Jesucristo, abre el horizonte del perdón a una deuda que tenemos con Otro. Ya no es porque no tengamos autoridad moral para no hacerlo, sino porque es la condición para recibir el perdón de Otro. El perdón ya está dado, pero sólo lo podemos bonificar en la actitud compasiva hacia los
hermanos. Dios no necesita esta condición, la necesitamos nosotros para creer efectivamente que somos perdonados: “al que mucho se le perdona mucho ama”(Lc 7, 47).

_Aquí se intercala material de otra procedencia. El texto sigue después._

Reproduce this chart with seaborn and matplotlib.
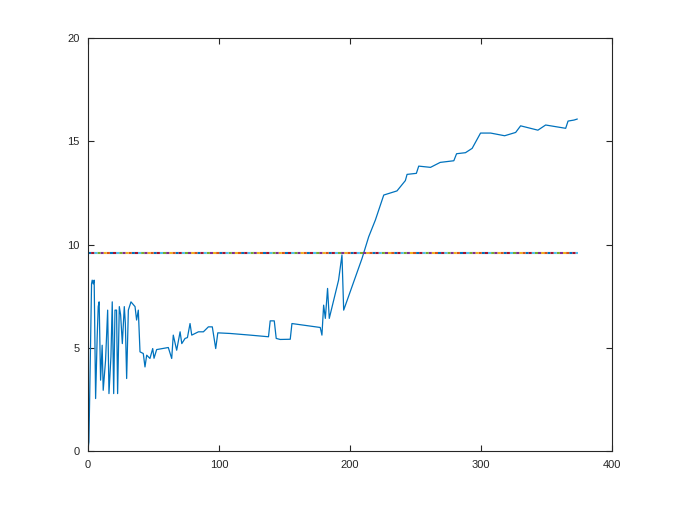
import numpy as np
import pandas as pd
import matplotlib
matplotlib.use("Agg")
import matplotlib.pyplot as plt
import seaborn as sns

# series (sample index, value)
x_vals = [0, 0.8, 2.8, 3.3, 4.1, 4.8, 5.9, 7.1, 7.9, 8.6,
          9.7, 10.9, 11.7, 13.5, 15.1, 16.1, 17.6, 18.6, 19.7, 20.7,
          21.9, 22.7, 24.0, 25.0, 26.3, 27.8, 28.6, 29.6, 30.9, 32.9,
          36.0, 37.2, 38.5, 39.8, 42.3, 43.6, 44.9, 47.4, 49.5, 50.5,
          52.5, 61.4, 64.0, 65.2, 67.8, 70.4, 71.7, 74.2, 76.0, 78.0,
          79.3, 84.4, 88.2, 92.0, 95.0, 97.6, 99.2, 108.6, 123.9, 137.9,
          139.2, 142.3, 143.8, 146.8, 154.5, 155.8, 177.4, 178.7, 180.0, 181.3,
          183.0, 184.3, 191.4, 194.0, 195.3, 209.3, 214.4, 219.5, 225.9, 236.0,
          242.4, 243.7, 250.8, 252.6, 261.6, 269.0, 279.4, 281.5, 288.3, 293.4,
          299.8, 307.5, 318.2, 326.6, 330.4, 343.6, 349.5, 364.8, 366.6, 371.2,
          373.7]
y_vals = [0.05, 0.45, 8.1, 8.28, 8.1, 8.28, 2.55, 5.54, 7.0, 7.23,
          3.44, 5.13, 2.95, 4.4, 6.83, 2.79, 4.57, 7.23, 2.79, 6.83,
          6.83, 2.79, 7.0, 6.6, 5.21, 7.0, 6.2, 3.52, 6.83, 7.23,
          7.0, 6.35, 6.83, 4.81, 4.73, 4.08, 4.65, 4.49, 4.97, 4.5,
          4.92, 5.02, 4.49, 5.62, 4.89, 5.78, 5.21, 5.46, 5.5, 6.18,
          5.62, 5.78, 5.78, 6.02, 6.02, 4.97, 5.73, 5.7, 5.62, 5.54,
          6.31, 6.31, 5.46, 5.41, 5.42, 6.18, 5.99, 5.62, 7.07, 6.43,
          7.88, 6.43, 8.28, 9.5, 6.83, 9.33, 10.38, 11.19, 12.4, 12.6,
          13.1, 13.4, 13.45, 13.8, 13.74, 13.98, 14.06, 14.4, 14.45, 14.66,
          15.4, 15.4, 15.27, 15.43, 15.75, 15.54, 15.79, 15.63, 15.98, 16.03,
          16.08]

mean_level = 9.6
mean_span = [0, 374]

octave_colors = ["#0072BD", "#D95319", "#EDB120", "#7E2F8E",
                 "#77AC30", "#4DBEEE", "#A2142F"]

df = pd.DataFrame({"x": x_vals, "y": y_vals})

sns.set_style("white")
plt.rcParams["font.family"] = ["Liberation Sans", "DejaVu Sans"]

fig = plt.figure(figsize=(6.76, 5.07), dpi=100)
ax = fig.add_axes([0.13, 0.11, 0.775, 0.815])

sns.lineplot(data=df, x="x", y="y", ax=ax, color=octave_colors[0],
             linewidth=0.9, estimator=None, sort=False)

# the flat level drawn as interleaved dotted lines in each colour
n = len(octave_colors)
seg = 1.5
for i, c in enumerate(octave_colors):
    ax.plot(mean_span, [mean_level, mean_level], color=c, linewidth=1.5,
            linestyle=(i * seg, (seg, seg * (n - 1))))

ax.set_xlim(0, 400)
ax.set_ylim(0, 20)
ax.set_xticks([0, 100, 200, 300, 400])
ax.set_yticks([0, 5, 10, 15, 20])
ax.set_xlabel("")
ax.set_ylabel("")

for s in ax.spines.values():
    s.set_visible(True)
    s.set_color("#262626")
    s.set_linewidth(0.8)
ax.tick_params(direction="in", length=4, width=0.8, color="#262626",
               labelsize=8, labelcolor="#262626", top=True, right=True,
               bottom=True, left=True, pad=6)

fig.savefig("out.png", dpi=100)
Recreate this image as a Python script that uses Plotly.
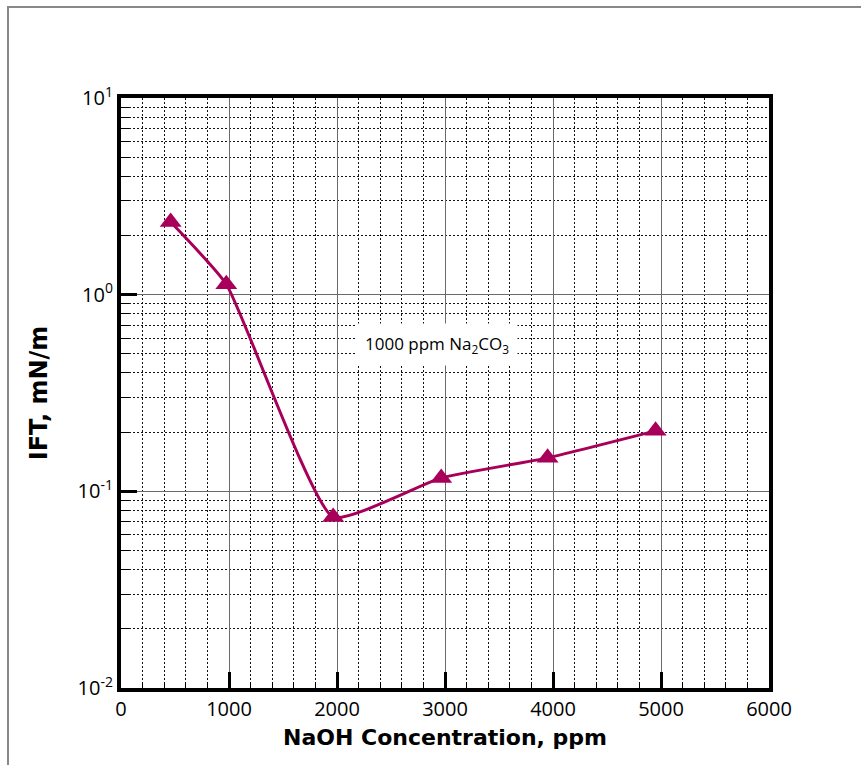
import math
import plotly.graph_objects as go

# NaOH concentration (ppm) and measured interfacial tension (mN/m)
naoh_ppm = [460, 975, 1965, 2965, 3950, 4950]
ift_mn_m = [2.34, 1.13, 0.074, 0.117, 0.148, 0.203]

y_tick_vals = [0.01, 0.1, 1, 10]
y_tick_text = ["10<sup>-2</sup>", "10<sup>-1</sup>", "10<sup>0</sup>", "10<sup>1</sup>"]

W, H = 861, 765
L, R, T, B = 121, 92, 98, 77
pw, ph = W - L - R, H - T - B

def px_x(p):
    return (p - L) / pw

def px_y(p):
    return (H - B - p) / ph

line_color = "#A8005A"
tick_font = dict(family="Open Sans, Noto Sans, sans-serif", size=20, color="black")

fig = go.Figure()
fig.add_trace(go.Scatter(
    x=naoh_ppm, y=ift_mn_m,
    mode="lines+markers",
    line=dict(color=line_color, width=3, shape="spline", smoothing=0.45),
    marker=dict(symbol="triangle-up", size=19, color=line_color),
    showlegend=False,
))

fig.add_annotation(
    x=2930, y=math.log10(0.555), xref="x", yref="y",
    text="1000 ppm Na<sub>2</sub>CO<sub>3</sub>",
    showarrow=False, bgcolor="white",
    font=dict(family="Open Sans, Noto Sans, sans-serif", size=17, color="black"),
    borderpad=8,
)

# outer frame around the figure
fig.add_shape(type="rect", xref="paper", yref="paper",
              x0=px_x(8), x1=px_x(W + 20), y0=px_y(H + 20), y1=px_y(7),
              line=dict(color="#888888", width=2), layer="below")

grid_minor = dict(showgrid=True, gridcolor="#111111", griddash="2px,2px", gridwidth=1,
                  ticks="inside", tickwidth=1, tickcolor="black")

fig.update_layout(
    width=W, height=H,
    margin=dict(l=L, r=R, t=T, b=B),
    plot_bgcolor="white", paper_bgcolor="white",
    xaxis=dict(
        range=[0, 6000], dtick=1000, tick0=0,
        showgrid=True, gridcolor="#6a6a6a", gridwidth=1,
        ticks="inside", ticklen=16, tickwidth=3, tickcolor="black",
        minor=dict(dtick=200, ticklen=6, **grid_minor),
        showline=True, linecolor="black", linewidth=4, mirror=True,
        zeroline=False,
        tickfont=tick_font,
        title=dict(text="<b>NaOH Concentration, ppm</b>", standoff=10,
                   font=dict(family="DejaVu Sans, sans-serif", size=22, color="black")),
    ),
    yaxis=dict(
        type="log", range=[-2, 1],
        tickvals=y_tick_vals, ticktext=y_tick_text,
        showgrid=True, gridcolor="#6a6a6a", gridwidth=1,
        ticks="inside", ticklen=16, tickwidth=3, tickcolor="black",
        minor=dict(dtick="D1", ticklen=8, **grid_minor),
        showline=True, linecolor="black", linewidth=4, mirror=True,
        zeroline=False,
        tickfont=tick_font,
        title=dict(text="<b>IFT, mN/m</b>", standoff=24,
                   font=dict(family="DejaVu Sans, sans-serif", size=24, color="black")),
    ),
)

fig.write_html("out.html")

El perdón puede ser sostenido con argumentos meramente racionales. Los psicólogos hablan de la sanación que se puede obtener si perdonamos, se gana más que si cobramos venganza, tanto hacia el interior de las personas como en la convivencia social. El odio actúa como un veneno que va intoxicando la vida personal y comunitaria. Es herir el deseo de felicidad desde sus raíces. Por ello, animar la dinámica de la venganza es echar cadenas más pesadas sobre la vida de las personas que las ofensas mismas.
Sin embargo la medida perfecta del perdón se encuentra en Jesucristo: “El amor de Cristo nos apremia, al pensar que, si uno ha muerto por todos, todos por consiguiente han muerto…Así que ahora no valoramos a nadie con criterios humanos”.(2 Cor 5, 14.16). No hay ninguna otra explicación a lo absurdo que nos puede parecer el perdón más que el amor de Cristo, que murió y resucitó para ser Señor de vivos y muertos, como escucharemos en la liturgia del día de hoy(Rom 14, 9). Desde la fe, el perdón a nuestros hermanos ya lo debemos. Seguramente todos hemos sido beneficiados de la misericordia de alguien, se nos ha perdonado algo. De lo que no cabe duda es que hemos sido rescatados por Cristo del pecado: “Todos, tanto judíos como no judíos, están bajo el pecado…”(Rom 3, 9). Por lo tanto: “Ninguno de nosotros vive para sí mismo…”(Rom 14, 7).
La indignación que sintieron los del evangelio por el trato sin misericordia del que había sido perdonado, la merecemos cada uno cuando procedemos igual, porque todos hemos sido beneficiados por el amor de Cristo que nos perdona todo y siempre si lo aceptamos: “Nadie podrá quitarnos la dignidad que nos otorga este amor infinito e inquebrantable”(EG. 3).